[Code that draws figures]
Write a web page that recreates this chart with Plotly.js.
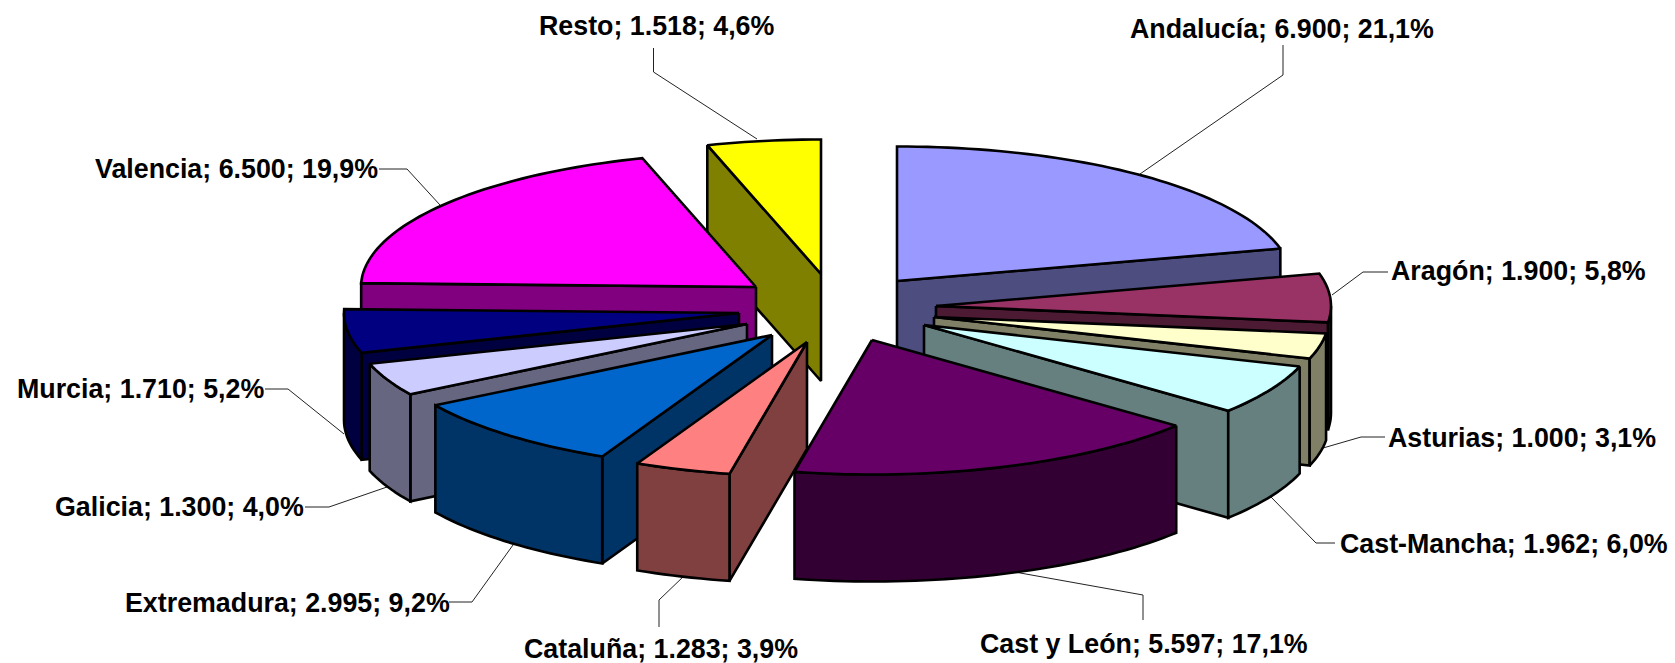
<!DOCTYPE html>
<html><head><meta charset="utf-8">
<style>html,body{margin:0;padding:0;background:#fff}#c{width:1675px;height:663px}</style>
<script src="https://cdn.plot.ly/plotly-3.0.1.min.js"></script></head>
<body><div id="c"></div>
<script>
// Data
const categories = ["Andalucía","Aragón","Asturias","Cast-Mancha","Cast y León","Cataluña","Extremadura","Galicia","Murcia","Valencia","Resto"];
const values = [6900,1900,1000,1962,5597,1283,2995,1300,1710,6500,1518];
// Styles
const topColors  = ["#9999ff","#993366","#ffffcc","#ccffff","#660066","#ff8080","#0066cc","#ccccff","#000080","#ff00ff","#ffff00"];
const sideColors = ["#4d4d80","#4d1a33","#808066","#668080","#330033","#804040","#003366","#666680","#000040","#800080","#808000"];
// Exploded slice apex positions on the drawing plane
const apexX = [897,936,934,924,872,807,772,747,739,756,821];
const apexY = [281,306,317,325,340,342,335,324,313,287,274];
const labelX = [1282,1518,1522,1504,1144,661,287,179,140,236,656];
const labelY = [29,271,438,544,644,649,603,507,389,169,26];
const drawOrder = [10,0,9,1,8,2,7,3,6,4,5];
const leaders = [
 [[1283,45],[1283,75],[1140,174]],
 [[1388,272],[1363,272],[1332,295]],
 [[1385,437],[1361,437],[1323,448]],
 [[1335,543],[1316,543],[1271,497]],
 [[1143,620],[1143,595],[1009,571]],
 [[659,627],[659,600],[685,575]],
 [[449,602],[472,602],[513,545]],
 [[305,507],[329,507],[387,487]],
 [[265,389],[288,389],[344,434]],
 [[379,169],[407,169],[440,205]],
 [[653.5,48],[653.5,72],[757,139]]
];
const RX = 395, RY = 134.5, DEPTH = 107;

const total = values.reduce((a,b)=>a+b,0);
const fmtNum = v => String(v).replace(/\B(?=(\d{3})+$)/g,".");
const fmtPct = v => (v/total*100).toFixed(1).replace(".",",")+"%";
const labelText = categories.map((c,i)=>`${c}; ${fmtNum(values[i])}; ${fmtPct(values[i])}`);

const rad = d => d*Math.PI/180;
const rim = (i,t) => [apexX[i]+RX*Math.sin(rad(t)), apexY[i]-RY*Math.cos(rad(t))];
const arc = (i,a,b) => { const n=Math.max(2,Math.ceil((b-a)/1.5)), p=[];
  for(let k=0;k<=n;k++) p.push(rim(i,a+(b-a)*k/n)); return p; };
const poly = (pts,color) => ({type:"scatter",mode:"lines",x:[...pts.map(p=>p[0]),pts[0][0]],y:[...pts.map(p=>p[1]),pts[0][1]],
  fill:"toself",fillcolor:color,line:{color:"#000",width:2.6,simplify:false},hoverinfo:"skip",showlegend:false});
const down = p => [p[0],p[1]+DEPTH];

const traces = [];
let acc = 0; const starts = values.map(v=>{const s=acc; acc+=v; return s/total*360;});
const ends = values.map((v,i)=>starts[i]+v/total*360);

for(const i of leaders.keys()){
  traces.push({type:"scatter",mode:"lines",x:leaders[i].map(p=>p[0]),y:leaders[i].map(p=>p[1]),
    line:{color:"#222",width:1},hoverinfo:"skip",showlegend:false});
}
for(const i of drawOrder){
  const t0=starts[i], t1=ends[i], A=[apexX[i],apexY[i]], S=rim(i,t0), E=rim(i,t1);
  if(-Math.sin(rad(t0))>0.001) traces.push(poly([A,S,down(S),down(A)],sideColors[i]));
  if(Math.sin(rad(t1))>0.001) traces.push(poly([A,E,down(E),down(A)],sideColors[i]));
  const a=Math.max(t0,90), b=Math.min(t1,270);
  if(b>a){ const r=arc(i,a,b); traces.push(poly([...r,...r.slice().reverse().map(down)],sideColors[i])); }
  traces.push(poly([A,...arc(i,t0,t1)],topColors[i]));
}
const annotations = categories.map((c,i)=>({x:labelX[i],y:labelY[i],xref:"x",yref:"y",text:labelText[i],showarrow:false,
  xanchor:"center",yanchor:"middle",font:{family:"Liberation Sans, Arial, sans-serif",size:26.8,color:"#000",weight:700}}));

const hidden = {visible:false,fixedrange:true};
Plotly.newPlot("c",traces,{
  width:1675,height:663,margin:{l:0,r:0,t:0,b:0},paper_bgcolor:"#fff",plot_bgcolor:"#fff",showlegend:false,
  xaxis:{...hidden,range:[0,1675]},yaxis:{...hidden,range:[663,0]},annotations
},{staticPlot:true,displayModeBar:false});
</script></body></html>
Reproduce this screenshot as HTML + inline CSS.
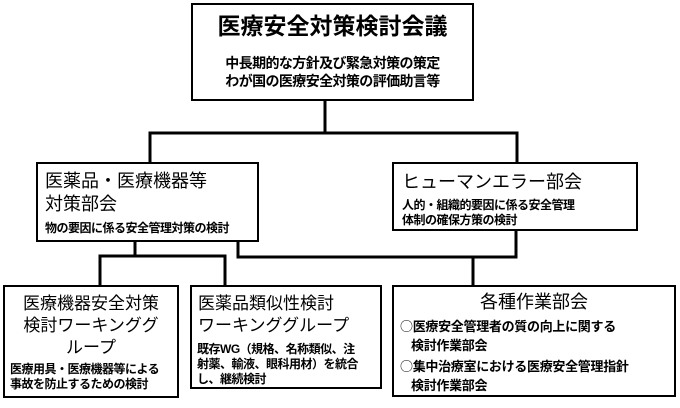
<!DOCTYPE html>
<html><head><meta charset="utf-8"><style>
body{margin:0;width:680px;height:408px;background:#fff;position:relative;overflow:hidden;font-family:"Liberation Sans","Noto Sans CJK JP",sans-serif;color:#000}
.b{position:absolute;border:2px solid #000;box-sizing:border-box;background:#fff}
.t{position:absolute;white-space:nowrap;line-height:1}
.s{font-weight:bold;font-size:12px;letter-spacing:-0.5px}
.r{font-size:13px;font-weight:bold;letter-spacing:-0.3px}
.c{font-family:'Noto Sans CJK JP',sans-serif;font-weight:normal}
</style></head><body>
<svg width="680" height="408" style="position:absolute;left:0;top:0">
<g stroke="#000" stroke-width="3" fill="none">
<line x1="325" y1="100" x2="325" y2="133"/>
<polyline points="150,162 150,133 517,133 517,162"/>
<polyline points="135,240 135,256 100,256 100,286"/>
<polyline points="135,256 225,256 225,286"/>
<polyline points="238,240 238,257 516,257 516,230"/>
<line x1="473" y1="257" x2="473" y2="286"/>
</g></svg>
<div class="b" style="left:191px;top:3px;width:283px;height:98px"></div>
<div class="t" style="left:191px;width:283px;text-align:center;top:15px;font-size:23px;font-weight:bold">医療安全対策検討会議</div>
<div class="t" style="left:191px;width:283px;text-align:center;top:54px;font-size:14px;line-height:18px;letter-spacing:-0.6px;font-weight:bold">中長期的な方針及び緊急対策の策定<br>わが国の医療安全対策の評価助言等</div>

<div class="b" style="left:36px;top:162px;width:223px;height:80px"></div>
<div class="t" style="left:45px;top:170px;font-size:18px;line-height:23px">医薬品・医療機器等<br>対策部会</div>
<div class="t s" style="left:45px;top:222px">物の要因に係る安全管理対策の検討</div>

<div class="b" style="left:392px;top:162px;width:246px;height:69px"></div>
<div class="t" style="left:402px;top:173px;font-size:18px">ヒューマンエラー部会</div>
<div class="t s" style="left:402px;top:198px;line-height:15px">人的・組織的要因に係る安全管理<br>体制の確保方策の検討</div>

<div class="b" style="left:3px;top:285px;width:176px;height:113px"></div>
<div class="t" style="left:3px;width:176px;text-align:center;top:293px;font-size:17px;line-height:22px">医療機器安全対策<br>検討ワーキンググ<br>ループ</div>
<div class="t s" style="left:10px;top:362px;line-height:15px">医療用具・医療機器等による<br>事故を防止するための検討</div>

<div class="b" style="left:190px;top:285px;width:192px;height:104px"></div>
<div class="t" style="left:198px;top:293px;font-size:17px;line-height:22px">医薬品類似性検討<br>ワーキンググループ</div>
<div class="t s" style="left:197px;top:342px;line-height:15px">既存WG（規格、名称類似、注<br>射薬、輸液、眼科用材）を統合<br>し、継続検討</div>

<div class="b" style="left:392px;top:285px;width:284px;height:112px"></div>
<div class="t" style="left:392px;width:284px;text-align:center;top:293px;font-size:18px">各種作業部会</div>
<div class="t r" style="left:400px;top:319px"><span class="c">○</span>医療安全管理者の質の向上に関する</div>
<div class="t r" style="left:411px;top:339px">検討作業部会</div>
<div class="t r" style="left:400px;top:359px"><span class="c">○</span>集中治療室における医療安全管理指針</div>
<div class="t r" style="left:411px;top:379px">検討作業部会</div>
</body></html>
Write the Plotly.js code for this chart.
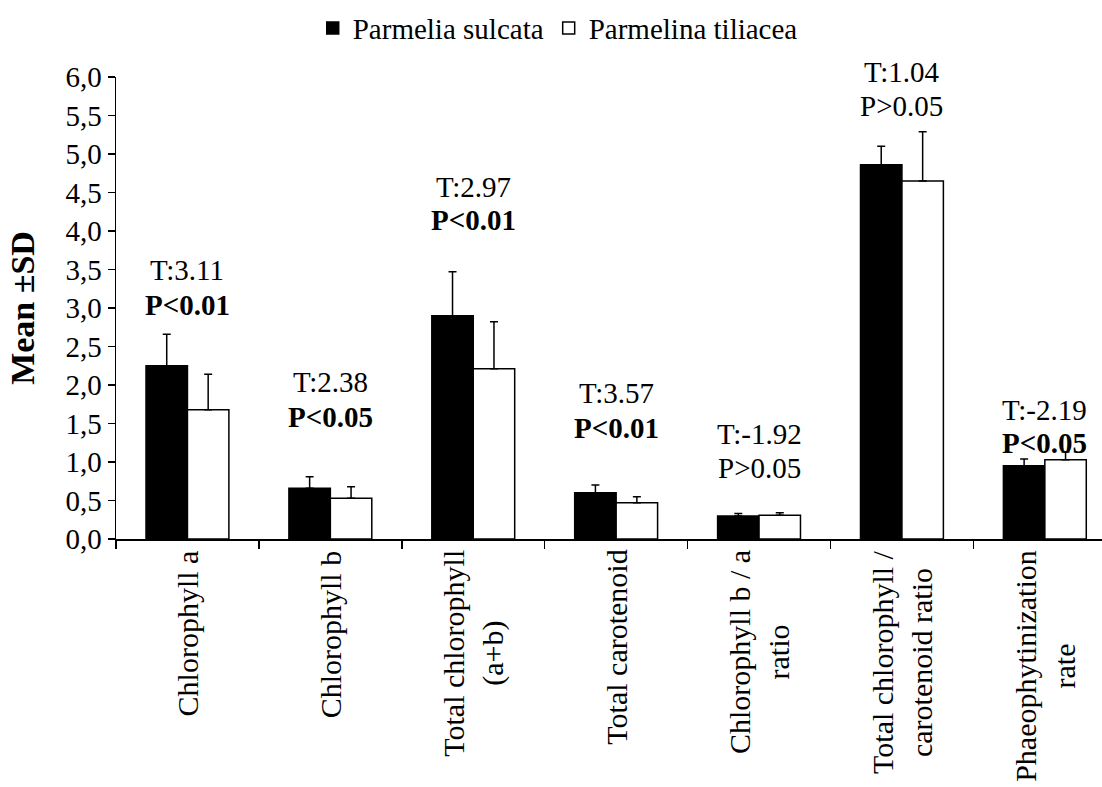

§ **JOB**:
Where a line above contains the word "chart", copy that line.

§ **OUTPUT OF THE EXERCISE**:
Write a web page that recreates this chart with Plotly.js.
Write the Plotly.js code for this chart.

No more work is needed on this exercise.